# Carrying bikes in Germany, best route etc.



## sooty4 (May 12, 2005)

Hi. We are going to Germany next week for the first time. Does anyone know if we have to have the red and white marker board on the back of the bikes on the rear rack? Can anyone recommend the nicest route from Calais across to the Rhine and any good free stopovers on route? We may take our time getting across. Thanks. Sue.


----------



## peejay (May 10, 2005)

Hi Sue and welcome to MHF.

There is no requirement to display a red/white marker board whilst travelling in Germany.
Route wise, if it were me then I'd go straight for Germany toll free via Dunkerque, Brugge, Bruxelles, Liege Aachen. It's only about 3 1/2 to 4 hours drive.
You could then stay at the excellent stellplatze at ::Aachen:: , or pop down to the Eifel region first where there are many places to stay, some free, some just a few euro's, more info ::here::
Then, maybe start off your tour of the Rhine ::here:: at Koln.

pete


----------



## Zebedee (Oct 3, 2007)

peejay said:


> Route wise, if it were me then I'd go straight for Germany toll free via Dunkerque, Brugge, Bruxelles, Liege Aachen.
> pete


Good route Pete.

*Sue *- if you want to dawdle and see a bit on the way, Camping Blaarmeersen is ideally placed for visiting Gent - and has a bus stop 100 yards from the site.

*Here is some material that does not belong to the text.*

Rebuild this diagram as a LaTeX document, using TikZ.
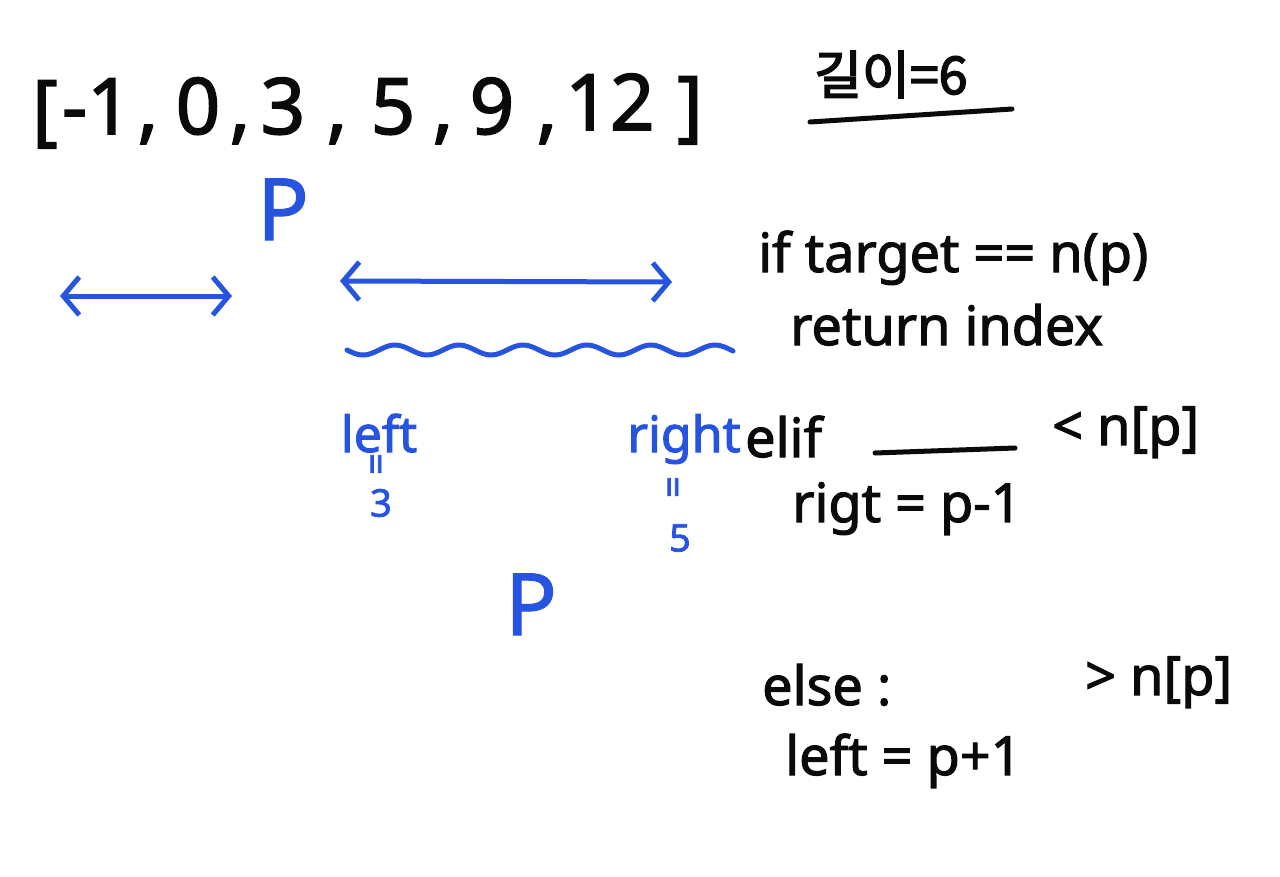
\documentclass[tikz,border=0pt]{standalone}
\usepackage{fontspec}
\setmainfont{Noto Sans}
\newfontfamily\penfont{Noto Sans}[FakeBold=2]
\newfontfamily\penthin{Noto Sans}[FakeBold=1.2]
\newfontfamily\krfont{Noto Sans CJK KR}[FakeBold=3]
\usetikzlibrary{arrows.meta}
\definecolor{penblue}{RGB}{38,84,224}
\definecolor{penblack}{RGB}{10,10,10}
\tikzset{
  arr/.style={font=\penfont\fontsize{78}{80}\selectfont, text=penblack, inner sep=0pt, anchor=base},
  code/.style={font=\penfont\fontsize{54}{58}\selectfont, text=penblack, inner sep=0pt, anchor=base west},
  bluetxt/.style={font=\penfont\fontsize{50}{52}\selectfont, text=penblue, inner sep=0pt, anchor=base},
  bluesmall/.style={font=\penfont\fontsize{38}{40}\selectfont, text=penblue, inner sep=0pt, anchor=center},
  bigp/.style={font=\penthin\fontsize{86}{88}\selectfont, text=penblue, inner sep=0pt, anchor=base},
  bluearrow/.style={draw=penblue, line width=5pt, line cap=round,
    {Straight Barb[length=16pt,width=38pt,line width=5pt]}-{Straight Barb[length=16pt,width=38pt,line width=5pt]}},
  penline/.style={draw=penblack, line width=5pt, line cap=round},
}
\begin{document}
\begin{tikzpicture}[x=1pt,y=-1pt]
\fill[white] (0,0) rectangle (1280,876);
\useasboundingbox (0,0) rectangle (1280,876);
% array
\node[arr] (b1) at (45,136) {[};
\node[arr] (e1) at (97,134) {-1};
\node[arr] (c1) at (148,134) {,};
\node[arr] (e2) at (198,134) {0};
\node[arr] (c2) at (240,134) {,};
\node[arr] (e3) at (283,134) {3};
\node[arr] (c3) at (337,134) {,};
\node[arr] (e4) at (393,134) {5};
\node[arr] (c4) at (443,134) {,};
\node[arr] (e5) at (492,134) {9};
\node[arr] (c5) at (547,134) {,};
\node[arr] (e6) at (610,130) {12};
\node[arr] (b2) at (690,132) {]};
% length
\node[font=\krfont\fontsize{52}{54}\selectfont, text=penblack, inner sep=0pt, anchor=base west] (len) at (814,94) {길이=6};
\coordinate (u1) at (810,122);
\coordinate (u2) at (1012,109);
\draw[penline] (u1) -- (u2);
% pointer p
\node[bigp] (p1) at (283,240) {P};
% arrows
\coordinate (a1) at (60,296);
\coordinate (a2) at (232,296);
\draw[bluearrow] (a1) -- (a2);
\coordinate (a3) at (340,281);
\coordinate (a4) at (672,282);
\draw[bluearrow] (a3) -- (a4);
% wave
\draw[draw=penblue, line width=5pt, line cap=round]
  plot[domain=347:733, samples=120, smooth] (\x, {350 + 5*sin((\x-347)*5.625)});
% left / right
\node[bluetxt] (lt) at (379,452) {left};
\node[bluesmall, rotate=90] (leq) at (380,464) {=};
\node[bluesmall] (lv) at (381,503) {3};
\node[bluetxt] (rt) at (684,452) {right};
\node[bluesmall, rotate=90] (req) at (677,487) {=};
\node[bluesmall] (rv) at (680,538) {5};
\node[bigp] (p2) at (531,635) {P};
% code
\node[code] (if) at (758,272) {if target == n(p)};
\node[code] (ret) at (790,345) {return index};
\node[code] (elif) at (745,457) {elif};
\coordinate (b3) at (875,453);
\coordinate (b4) at (1015,448);
\draw[penline] (b3) -- (b4);
\node[code] (lt2) at (1052,445) {< n[p]};
\node[code] (rset) at (792,522) {rigt = p-1};
\node[code] (else) at (762,705) {else :};
\node[code] (gt) at (1085,695) {> n[p]};
\node[code] (lset) at (785,775) {left = p+1};
\end{tikzpicture}
\end{document}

Camping Memling is a bit riffy, but is arguably the best site on the outskirts of Bruges (possibly the only one.)

I don't know about Aires in Belgium, but there are plenty of huge car parks without height barriers in many of the small towns, and so long as you park out of the way at the back, I can't imagine anyone would shoo you away.

Hope this helps


----------



## gaspode (May 9, 2005)

Hi Sue

Peejay is spot on with his route, you won't find better.

My advice for a stop on the way is Brugge. Take a night at the Brugge Aire, it's within walking distance of the town centre and a fabulous place for a day visit if you've never been there before.


----------



## sooty4 (May 12, 2005)

Thanks guys. We have stayed at the Brugges aire before but did not like Belgium much otherwise. What do you think about the Lille , Mons Charleroi Namur Leige Bonn route? We like to dawdle a lot and don,t like narrow roads, motorways, big towns or mountain roads. Thanks for any and all advice. Sue.


----------